** What you should do **
Extract each line of the records below that contains the word "diagram".

** Supplied data **
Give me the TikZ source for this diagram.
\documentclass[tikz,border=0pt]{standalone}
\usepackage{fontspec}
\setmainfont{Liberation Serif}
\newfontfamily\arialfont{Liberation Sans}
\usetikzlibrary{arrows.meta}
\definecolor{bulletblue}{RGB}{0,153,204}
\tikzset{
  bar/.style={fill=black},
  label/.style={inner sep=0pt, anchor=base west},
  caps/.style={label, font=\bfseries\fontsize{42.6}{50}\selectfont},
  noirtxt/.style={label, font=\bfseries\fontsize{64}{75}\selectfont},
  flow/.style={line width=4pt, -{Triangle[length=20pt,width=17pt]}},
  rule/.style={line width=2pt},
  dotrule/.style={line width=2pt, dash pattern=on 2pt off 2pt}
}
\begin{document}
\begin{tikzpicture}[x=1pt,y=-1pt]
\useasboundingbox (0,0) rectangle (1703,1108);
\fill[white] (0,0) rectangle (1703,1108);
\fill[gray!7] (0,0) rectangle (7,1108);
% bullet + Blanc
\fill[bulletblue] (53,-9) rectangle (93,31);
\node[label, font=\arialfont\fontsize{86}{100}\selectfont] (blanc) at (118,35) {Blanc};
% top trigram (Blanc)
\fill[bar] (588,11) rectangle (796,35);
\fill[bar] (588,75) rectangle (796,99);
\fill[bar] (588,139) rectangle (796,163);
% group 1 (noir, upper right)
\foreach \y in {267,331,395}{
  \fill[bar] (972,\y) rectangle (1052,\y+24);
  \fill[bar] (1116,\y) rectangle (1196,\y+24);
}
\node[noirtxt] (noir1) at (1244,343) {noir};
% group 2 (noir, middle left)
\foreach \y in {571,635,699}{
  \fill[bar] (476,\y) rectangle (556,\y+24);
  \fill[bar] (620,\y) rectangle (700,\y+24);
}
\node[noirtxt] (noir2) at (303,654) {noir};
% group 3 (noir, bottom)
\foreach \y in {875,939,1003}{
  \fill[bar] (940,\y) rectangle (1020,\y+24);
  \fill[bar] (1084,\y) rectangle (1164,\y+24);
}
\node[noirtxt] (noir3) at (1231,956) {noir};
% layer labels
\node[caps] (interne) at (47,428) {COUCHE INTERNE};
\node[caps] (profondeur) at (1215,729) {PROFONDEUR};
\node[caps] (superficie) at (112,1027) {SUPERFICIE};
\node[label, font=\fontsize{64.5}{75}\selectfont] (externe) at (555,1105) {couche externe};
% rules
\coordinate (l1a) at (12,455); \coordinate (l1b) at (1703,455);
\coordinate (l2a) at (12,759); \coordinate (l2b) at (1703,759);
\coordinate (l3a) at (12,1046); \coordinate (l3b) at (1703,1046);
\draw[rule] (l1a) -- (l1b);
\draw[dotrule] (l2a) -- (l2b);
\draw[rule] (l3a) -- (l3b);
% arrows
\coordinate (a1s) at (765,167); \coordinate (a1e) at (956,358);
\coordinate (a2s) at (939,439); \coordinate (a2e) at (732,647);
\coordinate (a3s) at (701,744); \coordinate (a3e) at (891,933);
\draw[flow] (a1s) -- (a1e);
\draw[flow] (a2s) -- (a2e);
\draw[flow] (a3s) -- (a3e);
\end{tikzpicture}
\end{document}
--
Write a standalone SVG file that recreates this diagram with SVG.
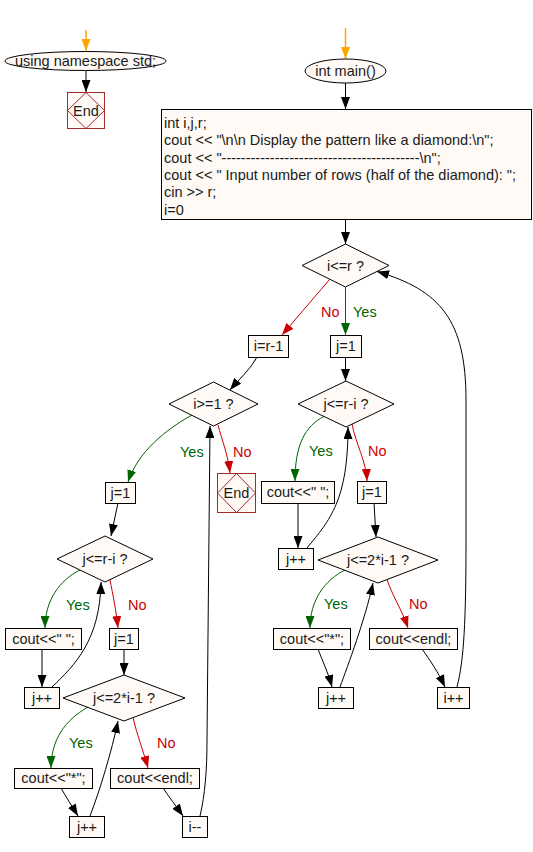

** Result for this exercise **
Give me the TikZ source for this diagram.
Write a standalone SVG file that recreates this diagram with SVG.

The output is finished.